Предстояло еще столько сделать, а времени, как он начал подозревать, оставалось совсем мало. В последние годы у него появилась кое-какая юридическая практика, пополнявшая его доходы скромными, однако и не такими скудными адвокатскими гонорарами, но теперь он оставил это занятие, чтобы посвятить весь свой досуг окончательному улаживанию финансовых дел, созерцанию того, как меняется цвет листьев с переменой времен года, и, главное, приведению в порядок своих рукописей, объединению всего этого хаоса в одну законченную книгу, его отшлифованное «Полное собрание сочинений». Теперь он жил в доме один, если не считать слуг и бесконечного потока посетителей. Приходили Томас и Луис, служившие теперь в свите короля Генриха; заглядывал иногда какой-нибудь восторженный молодой поэт вроде Окклива; забредал порой давнишний сослуживец – королевский чиновник времен Эдуарда или Ричарда, этакий отставной придворный со слезящимися глазами и подагрической походкой, отправленный, как и он, на покой, все еще весьма почитаемый, но наполовину забытый. С таким гостем Чосер подчас засиживался до темноты: они играли в шахматы и пересказывали друг другу старые истории, покуда от усталости мысли их не начинали затуманиваться, а языки заплетаться.

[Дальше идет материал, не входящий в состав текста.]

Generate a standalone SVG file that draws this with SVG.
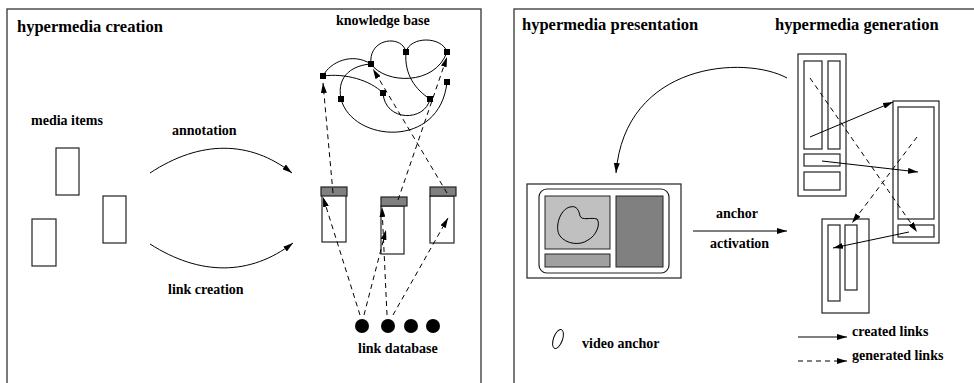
<svg xmlns="http://www.w3.org/2000/svg" width="974" height="383" viewBox="0 0 974 383">
<style>
text{font-family:"Liberation Serif","Times New Roman",serif;font-weight:bold;fill:#000}
.t{font-size:16.5px}
.l{font-size:14px}
.frame{fill:none;stroke:#333;stroke-width:1.3}
.box{fill:#fff;stroke:#222;stroke-width:1.2}
.hdr{fill:#808080;stroke:#222;stroke-width:1.2}
.ln{fill:none;stroke:#000;stroke-width:1}
.ds{fill:none;stroke:#000;stroke-width:1;stroke-dasharray:5,4}
.kn{fill:#000}
</style>
<defs>
<marker id="ah" viewBox="0 0 10 6" refX="10" refY="3" markerWidth="10" markerHeight="6" markerUnits="userSpaceOnUse" orient="auto">
<path d="M0,0 L10,3 L0,6 Z" fill="#000"/>
</marker>
</defs>

<rect class="frame" x="7" y="9" width="474" height="390"/>
<rect class="frame" x="514" y="9" width="470" height="390"/>

<g id="creation-title"><text class="t" x="17" y="32">hypermedia creation</text></g>
<g id="kb-title"><text class="l" x="336" y="25">knowledge base</text></g>
<g id="media-items">
<text class="l" x="31" y="125">media items</text>
<rect class="box" x="56" y="148" width="23" height="47"/>
<rect class="box" x="32" y="219" width="24" height="47"/>
<rect class="box" x="103" y="196" width="23" height="47"/>
</g>
<g id="annotation-label"><text class="l" x="172" y="135">annotation</text></g>
<g id="link-creation-label"><text class="l" x="168" y="294">link creation</text></g>

<g id="doc1">
<rect class="box" x="322" y="195" width="24" height="47"/>
<rect class="hdr" x="321" y="187" width="26" height="9"/>
</g>
<g id="doc2">
<rect class="box" x="381" y="206" width="23" height="48"/>
<rect class="hdr" x="381" y="197" width="26" height="9"/>
</g>
<g id="doc3">
<rect class="box" x="430" y="196" width="24" height="47"/>
<rect class="hdr" x="430" y="187" width="26" height="9"/>
</g>

<g id="link-database">
<circle class="kn" cx="362" cy="326" r="7"/>
<circle class="kn" cx="388" cy="326" r="7"/>
<circle class="kn" cx="411" cy="326" r="7"/>
<circle class="kn" cx="433" cy="326" r="7"/>
<text class="l" x="358" y="353">link database</text>
</g>

<g id="knowledge-base">
<path class="ln" d="M323,76 C330,62 352,52 371,64"/>
<path class="ln" d="M323,76 C345,73 370,80 383,93"/>
<path class="ln" d="M371,64 C368,38 402,34 406,52"/>
<path class="ln" d="M406,52 C410,36 442,36 447,52"/>
<path class="ln" d="M371,64 C385,84 435,86 447,52"/>
<path class="ln" d="M406,52 C404,75 416,90 430,99"/>
<path class="ln" d="M383,93 C385,122 425,122 430,99"/>
<path class="ln" d="M341,99 C336,74 355,65 371,64"/>
<path class="ln" d="M341,99 C352,142 440,150 447,82"/>
<rect class="kn" x="320" y="73" width="6" height="6"/>
<rect class="kn" x="368" y="61" width="6" height="6"/>
<rect class="kn" x="403" y="49" width="6" height="6"/>
<rect class="kn" x="444" y="49" width="6" height="6"/>
<rect class="kn" x="444" y="79" width="6" height="6"/>
<rect class="kn" x="380" y="90" width="6" height="6"/>
<rect class="kn" x="427" y="96" width="6" height="6"/>
<rect class="kn" x="338" y="96" width="6" height="6"/>
</g>

<g id="presentation-title"><text class="t" x="522" y="30">hypermedia presentation</text></g>
<g id="generation-title"><text class="t" x="775" y="30">hypermedia generation</text></g>

<g id="screen">
<rect class="box" x="527" y="184" width="154" height="94"/>
<rect class="box" x="539" y="189" width="130" height="84" rx="8"/>
<rect x="545" y="196" width="65" height="53" fill="#c0c0c0" stroke="#222" stroke-width="1"/>
<rect x="545" y="254" width="65" height="13" fill="#a0a0a0" stroke="#222" stroke-width="1"/>
<rect x="616" y="196" width="47" height="71" fill="#808080" stroke="#222" stroke-width="1"/>
<path class="ln" d="M570,207 C577,205 579,211 580,216 C582,221 591,217 597,219 C601,224 596,236 588,240 C580,246 566,244 560,236 C554,228 560,209 570,207 Z" stroke-width="1.2"/>
</g>

<g id="anchor-activation">
<text class="l" x="716" y="218">anchor</text>
<text class="l" x="710" y="248">activation</text>
</g>

<g id="genA">
<rect class="box" x="798" y="54" width="48" height="142"/>
<rect class="box" x="804" y="61" width="18" height="88"/>
<rect class="box" x="828" y="61" width="12" height="88"/>
<rect class="box" x="804" y="154" width="36" height="12"/>
<rect class="box" x="804" y="172" width="36" height="18"/>
</g>
<g id="genB">
<rect class="box" x="893" y="101" width="46" height="142"/>
<rect class="box" x="898" y="107" width="36" height="112"/>
<rect class="box" x="898" y="225" width="36" height="12"/>
</g>
<g id="genC">
<rect class="box" x="822" y="219" width="47" height="94"/>
<rect class="box" x="828" y="225" width="12" height="76"/>
<rect class="box" x="845" y="225" width="12" height="65"/>
</g>

<g id="legend">
<path class="ln" d="M798,337 L847,337" marker-end="url(#ah)"/>
<path class="ds" d="M798,361 L847,361" marker-end="url(#ah)"/>
<text class="l" x="852" y="336">created links</text>
<text class="l" x="852" y="360">generated links</text>
<ellipse cx="558" cy="339" rx="4.5" ry="10" transform="rotate(20 558 339)" fill="none" stroke="#000" stroke-width="1"/>
<text class="l" x="582" y="348">video anchor</text>
</g>

<g id="connectors">
<path class="ln" d="M150,173 C200,140 250,140 292,173" marker-end="url(#ah)"/>
<path class="ln" d="M150,244 C200,276 250,276 293,243" marker-end="url(#ah)"/>
<path class="ds" d="M360,315 L323,197" marker-end="url(#ah)"/>
<path class="ds" d="M364,315 L386,230" marker-end="url(#ah)"/>
<path class="ds" d="M387,315 L382,207" marker-end="url(#ah)"/>
<path class="ds" d="M393,315 L448,218" marker-end="url(#ah)"/>
<path class="ds" d="M333,193 L323,83" marker-end="url(#ah)"/>
<path class="ds" d="M398,200 L447,57" marker-end="url(#ah)"/>
<path class="ds" d="M447,193 L373,69" marker-end="url(#ah)"/>
<path class="ln" d="M787,78 C745,55 625,62 616,173" marker-end="url(#ah)"/>
<path class="ln" d="M693,231 L787,231" marker-end="url(#ah)"/>
<path class="ln" d="M810,137 L893,102" marker-end="url(#ah)"/>
<path class="ln" d="M822,161 L918,172" marker-end="url(#ah)"/>
<path class="ln" d="M909,232 L833,248" marker-end="url(#ah)"/>
<path class="ds" d="M810,78 L917,232" marker-end="url(#ah)"/>
<path class="ds" d="M917,137 L852,223" marker-end="url(#ah)"/>
</g>
</svg>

Он беседовал со священниками, время от времени общался с друзьями-профессорами, был в курсе придворных сплетен, продолжал писать и перерабатывать старые вещи. Первые, черновые, варианты писались теперь, жаловался он Скогану, с натугой, без прежней легкости. Он то и дело терял нить, поэтические образы утрачивали былую живость и непосредственность; то, что выходило теперь из-под его пера, было сплошной техникой, сплошной иронией и насмешкой над собой; если в молодости его вдохновляли красота, истина и нотка комичного, то теперь его фатальным образом привлекала идея стихов как эстетического бедствия – поэмы, словно бы написанной самым скверным поэтом на свете, или же рассказа, излагаемого путающимся и не заслуживающим доверия повествователем. (Порой он втайне считал, что эти вещи принадлежат к числу лучшего из написанного им.) Он продолжал писать упорно, неистово, наперегонки с песочными часами, создавая иной раз новые произведения, но по большей части перерабатывая старые.